THE emergency department (ED) at University Hospital Limerick (UHL) this week recorded 100 consecutive days as the country’s most overcrowded, a milestone the hospital has hit for a second time since last October.
The hospital’s longest streak on record currently stands at 158, set on January 2 this year. On Tuesday, there were 118 admitted patients waiting on trolleys and in overflow wards for a bed.
The disturbing new landmark comes at the CEO of the HSE, Bernard Gloster, was expecting to see the report on overcrowding at the hospital on Wednesday of this week.
Bernard Gloster said that the report, led by the former president of the Irish Association of Emergency Medicine, Fergal Hickey, is currently being finalised with recommendations.
A report on the death of teenager Aoife Johnston at University Hospital Limerick is also expected imminently, Mr Gloster said.
The review by former Justice Frank Clarke was announced in December, but the timeframe was expanded to take account of shocking evidence heard at the inquest into her death.
“I know we put eight weeks on the timeframe at the start, I would still rather get the report right rather than quick. It is very near, that’s what the legal team tell me,” Mr Gloster said.
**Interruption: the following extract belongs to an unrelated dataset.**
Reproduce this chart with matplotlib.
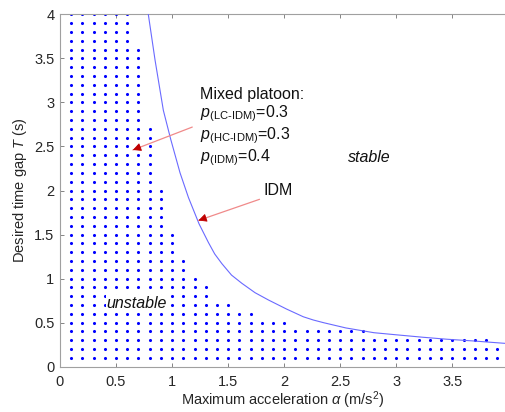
import matplotlib
matplotlib.use("Agg")
import matplotlib.pyplot as plt
import numpy as np

plt.rcParams['font.family'] = ['Liberation Sans', 'DejaVu Sans']
plt.rcParams['mathtext.fontset'] = 'custom'
plt.rcParams['mathtext.rm'] = 'Liberation Sans'
plt.rcParams['mathtext.it'] = 'Liberation Sans:italic'
plt.rcParams['mathtext.bf'] = 'Liberation Sans:bold'

# unstable grid: each column of a (m/s^2) has dots from T=0.1 up to col_top
col_a = [0.1, 0.2, 0.3, 0.4, 0.5, 0.6, 0.7, 0.8, 0.9, 1.0, 1.1, 1.2, 1.3,
         1.4, 1.5, 1.6, 1.7, 1.8, 1.9, 2.0, 2.1, 2.2, 2.3, 2.4, 2.5, 2.6,
         2.7, 2.8, 2.9, 3.0, 3.1, 3.2, 3.3, 3.4, 3.5, 3.6, 3.7, 3.8, 3.9]
col_top = [4.0, 4.0, 4.0, 4.0, 4.0, 4.0, 3.6, 2.7, 2.0, 1.5, 1.2, 1.0, 0.9,
           0.7, 0.7, 0.6, 0.6, 0.5, 0.5, 0.5, 0.4, 0.4, 0.4, 0.4, 0.4, 0.4,
           0.4, 0.3, 0.3, 0.3, 0.3, 0.3, 0.3, 0.3, 0.3, 0.3, 0.3, 0.3, 0.2]

# IDM stability boundary
idm_a = [0.782, 0.848, 0.922, 0.988, 1.071, 1.146, 1.241, 1.324, 1.38, 1.444,
         1.53, 1.622, 1.74, 1.86, 2.02, 2.17, 2.26, 2.35, 2.55, 2.80, 3.00,
         3.24, 3.45, 3.69, 3.97]
idm_T = [4.05, 3.48, 2.91, 2.58, 2.20, 1.92, 1.62, 1.41, 1.28, 1.17,
         1.04, 0.947, 0.84, 0.757, 0.655, 0.567, 0.53, 0.50, 0.44, 0.386, 0.362,
         0.334, 0.312, 0.292, 0.265]

xticks = [0, 0.5, 1, 1.5, 2, 2.5, 3, 3.5]
yticks = [0, 0.5, 1, 1.5, 2, 2.5, 3, 3.5, 4]

dot_x, dot_y = [], []
for a, top in zip(col_a, col_top):
    n = int(round(top / 0.1))
    for k in range(1, n + 1):
        dot_x.append(a)
        dot_y.append(k * 0.1)

fig = plt.figure(figsize=(5.05, 4.12), dpi=100)
ax = fig.add_axes([60 / 505, 45.3 / 412, 445 / 505, 352.4 / 412])

ax.scatter(dot_x, dot_y, s=5, c='#0000ff', marker='o', linewidths=0, zorder=2)
ax.plot(idm_a, idm_T, color='#6a6aff', lw=0.8, zorder=3)

ax.set_xlim(0, 3.97)
ax.set_ylim(0, 4)
ax.set_xticks(xticks)
ax.set_xticklabels([f'{v:g}' for v in xticks])
ax.set_yticks(yticks)
ax.set_yticklabels([f'{v:g}' for v in yticks])

for s in ['left', 'bottom', 'top']:
    ax.spines[s].set_color('#a0a0a0')
    ax.spines[s].set_linewidth(0.8)
ax.spines['right'].set_visible(False)
ax.tick_params(direction='in', length=3, width=0.6, color='#707070',
               labelsize=10.5, labelcolor='#262626', top=True)
ax.tick_params(axis='x', pad=6)
ax.tick_params(axis='y', pad=4)

ax.set_xlabel(r'Maximum acceleration $\it{\alpha}$ (m/s$^2$)', fontsize=10.5,
              color='#262626', labelpad=0)
ax.set_ylabel(r'Desired time gap $T$ (s)', fontsize=10.5, color='#262626',
              labelpad=4)

txt = ('Mixed platoon:\n'
       r'$p_{\rm (LC\text{-}IDM)}$=0.3' + '\n'
       r'$p_{\rm (HC\text{-}IDM)}$=0.3' + '\n'
       r'$p_{\rm (IDM)}$=0.4')
ax.text(1.25, 3.17, txt, fontsize=11.5, color='#111111', va='top', ha='left',
        linespacing=1.1, zorder=5)
ax.text(1.815, 2.0, 'IDM', fontsize=11.5, color='#111111', va='center', ha='left')
ax.text(2.57, 2.37, 'stable', fontsize=11.5, style='italic', color='#111111',
        va='center', ha='left')
ax.text(0.685, 0.72, 'unstable', fontsize=11.5, style='italic', color='#111111',
        va='center', ha='center', zorder=4,
        bbox=dict(facecolor='white', edgecolor='none', pad=0.5))


def red_arrow(tail, head):
    ax.annotate('', xy=head, xytext=tail,
                arrowprops=dict(arrowstyle='-', color='#f08a8a', lw=0.9,
                                shrinkA=0, shrinkB=0), zorder=6)
    hx, hy = head
    tx, ty = tail
    f = 0.12
    start = (hx + (tx - hx) * f, hy + (ty - hy) * f)
    ax.annotate('', xy=head, xytext=start,
                arrowprops=dict(arrowstyle='-|>,head_length=0.5,head_width=0.25',
                                color='#c00000', lw=0.6, shrinkA=0, shrinkB=0,
                                mutation_scale=10), zorder=7)


red_arrow((1.18, 2.72), (0.65, 2.46))
red_arrow((1.78, 1.90), (1.235, 1.66))

fig.savefig('out.png', dpi=100)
The latest figures from the Irish Nurses and Midwives Organisation’s (INMO) Trolley Watch count showed there were 47 admitted patients waiting for beds in the ED at UHL on Monday morning (June 17) with a further 52 patients on trolleys in overflow areas of wards.
The 99-person total marked UHL’s 100th day in a row as the country’s most overcrowded, according to INMO figures – which don’t take into account weekends or bank holidays.
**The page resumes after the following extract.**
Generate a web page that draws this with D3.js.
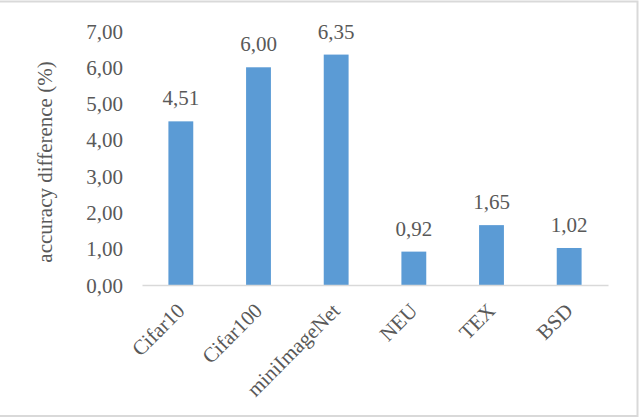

Trolley numbers at UHL were sightly down on certain days in recent weeks – and well down on the record 150 waiting for trolleys set on February 7 this year – but the hospital was still well ahead of every other hospital in the country when it comes to admitted patients waiting for an in-hospital bed.
UHL had double the number of admitted patients waiting on trolleys for an in-hospital bed than any other hospital in the country last month.
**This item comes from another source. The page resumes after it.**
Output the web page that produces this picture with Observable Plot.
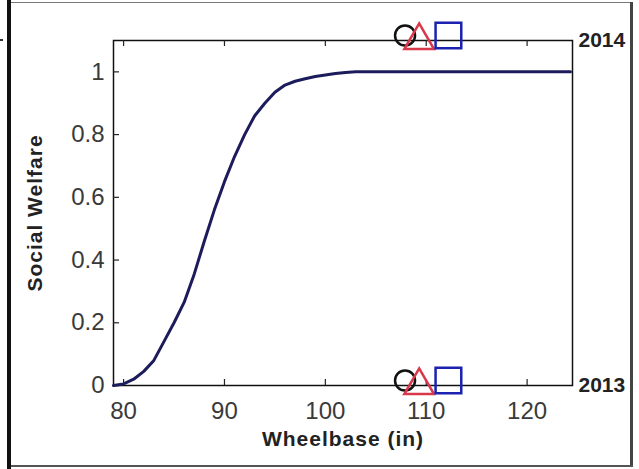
<!DOCTYPE html>
<html>
<head>
<meta charset="utf-8">
<script src="https://cdn.jsdelivr.net/npm/d3@7"></script>
<script src="https://cdn.jsdelivr.net/npm/@observablehq/plot@0.6"></script>
<style>
  html, body { margin: 0; padding: 0; background: #fff; }
  #wrap { position: relative; width: 639px; height: 469px; overflow: hidden; }
  .edge { position: absolute; }
</style>
</head>
<body>
<div id="wrap">
  <div id="chart"></div>
  <div class="edge" style="left:7px;top:0;width:4px;height:469px;background:#111;"></div>
  <div class="edge" style="left:11px;top:2px;width:622px;height:1px;background:#777;"></div>
  <div class="edge" style="left:630px;top:2px;width:3px;height:464px;background:#444;"></div>
  <div class="edge" style="left:11px;top:465px;width:622px;height:2px;background:#555;"></div>
  <div class="edge" style="left:0;top:39px;width:3px;height:2px;background:#333;"></div>
</div>
<script>
// ---- data ----
const wheelbase = [79, 80, 81, 82, 83, 84, 85, 86, 87, 88, 89, 90, 91, 92, 93, 94, 95, 96, 97, 98, 99, 100, 101, 102, 103, 110, 124.3];
const welfare   = [0, 0.005, 0.02, 0.045, 0.08, 0.14, 0.2, 0.265, 0.355, 0.46, 0.56, 0.65, 0.73, 0.8, 0.86, 0.9, 0.935, 0.958, 0.97, 0.978, 0.985, 0.99, 0.995, 0.998, 1, 1, 1];

const xTicks = [80, 90, 100, 110, 120];
const yTicks = [0, 0.2, 0.4, 0.6, 0.8, 1];

const years = ["2013", "2014"];
const yearLevels = [0, 1.1];
const markerSymbols = ["circle", "triangle", "square"];
const markerX = [107.9, 109.3, 112.2];
const markerColors = ["#111111", "#d8384a", "#1c22b0"];
const markerR = [10, 11, 14.5];
const markerDy = [-5, 0, -5];

const curve = wheelbase.map((x, i) => ({x, y: welfare[i]}));
const markers = [];
yearLevels.forEach((lv) => markerSymbols.forEach((s, i) => markers.push({x: markerX[i], y: lv, symbol: s, color: markerColors[i], r: markerR[i], dy: markerDy[i]})));
const yearLabels = years.map((t, i) => ({t, y: yearLevels[i]}));

const font = "'Liberation Sans', Arial, sans-serif";
const W = 639, H = 469, ML = 113, MR = 67, MT = 40, MB = 84;
const PW = W - ML - MR, PH = H - MT - MB;

const dotMarks = markerSymbols.map((s, i) =>
  Plot.dot(markers.filter(m => m.symbol === s), {x: "x", y: "y", symbol: s, stroke: markerColors[i], r: markerR[i], strokeWidth: 2.5, dy: markerDy[i]})
);

const chart = Plot.plot({
  width: W,
  height: H,
  marginLeft: ML,
  marginRight: MR,
  marginTop: MT,
  marginBottom: MB,
  style: {fontFamily: font, background: "transparent", overflow: "visible"},
  x: {domain: [79, 124.5]},
  y: {domain: [0, 1.1]},
  marks: [
    Plot.frame({stroke: "#111", strokeWidth: 1.5}),
    // inner tick marks
    Plot.tickX(xTicks, {x: d => d, insetTop: PH - 6, stroke: "#222", strokeWidth: 1.2}),
    Plot.tickX(xTicks, {x: d => d, insetBottom: PH - 6, stroke: "#222", strokeWidth: 1.2}),
    Plot.tickY(yTicks, {y: d => d, insetRight: PW - 6, stroke: "#222", strokeWidth: 1.2}),
    // tick labels
    Plot.axisX(xTicks, {anchor: "bottom", tickSize: 0, tickPadding: 16, fontSize: 24, fill: "#3a3a3a", label: null}),
    Plot.axisY(yTicks, {anchor: "left", tickSize: 0, tickPadding: 9, fontSize: 24, fill: "#3a3a3a", label: null, tickFormat: d => String(d)}),
    // axis titles
    Plot.text(["Wheelbase (in)"], {frameAnchor: "bottom", textAnchor: "middle", dy: 60, text: d => d, fontSize: 21, fontWeight: "bold", fill: "#222"}),
    Plot.text(["Social Welfare"], {frameAnchor: "left", textAnchor: "middle", dx: -78, dy: 0, rotate: -90, text: d => d, fontSize: 21, fontWeight: "bold", fill: "#222"}),
    // curve
    Plot.line(curve, {x: "x", y: "y", stroke: "#1c1c5c", strokeWidth: 3}),
    // markers
    ...dotMarks,
    // right year labels
    Plot.text(yearLabels, {frameAnchor: "right", y: "y", text: "t", textAnchor: "start", dx: 6, fontSize: 21, fontWeight: "bold", fill: "#222"})
  ]
});
d3.select(chart).selectAll("text")
  .filter(function() { return this.textContent === "Wheelbase (in)" || this.textContent === "Social Welfare"; })
  .attr("letter-spacing", "1px");
document.getElementById("chart").appendChild(chart);
</script>
</body>
</html>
In fact, one in every five of the 10,577 patients on trolleys countrywide in May was waiting for a bed in the chronically overcrowded Limerick hospital.
That’s nearly one quarter higher than the recorded numbers last year, when there were 1,857 people waiting for a bed in UHL in May.
Despite this, last month, Health Minister Stephen Donnelly said that the arrival of the crack team he sent into Limerick in recent weeks is already producing results.
Commenting on the figures at the time, INMO General Secretary Phil Ní Sheaghdha said that “the situation in the Mid West is of huge concern to our organisation”.
“Despite an expert team being in the hospital for the month of May, there was only six days where there was less than one hundred people on trolleys on the Dooradoyle campus.
“Despite winter being well and truly over, we are continuing to see an unacceptable number of people being treated on trolleys, chairs or in other inappropriate bed spaces in Irish hospitals this month.”
UL Hospitals Group, the body responsible for University Hospital Limerick, was asked for comment.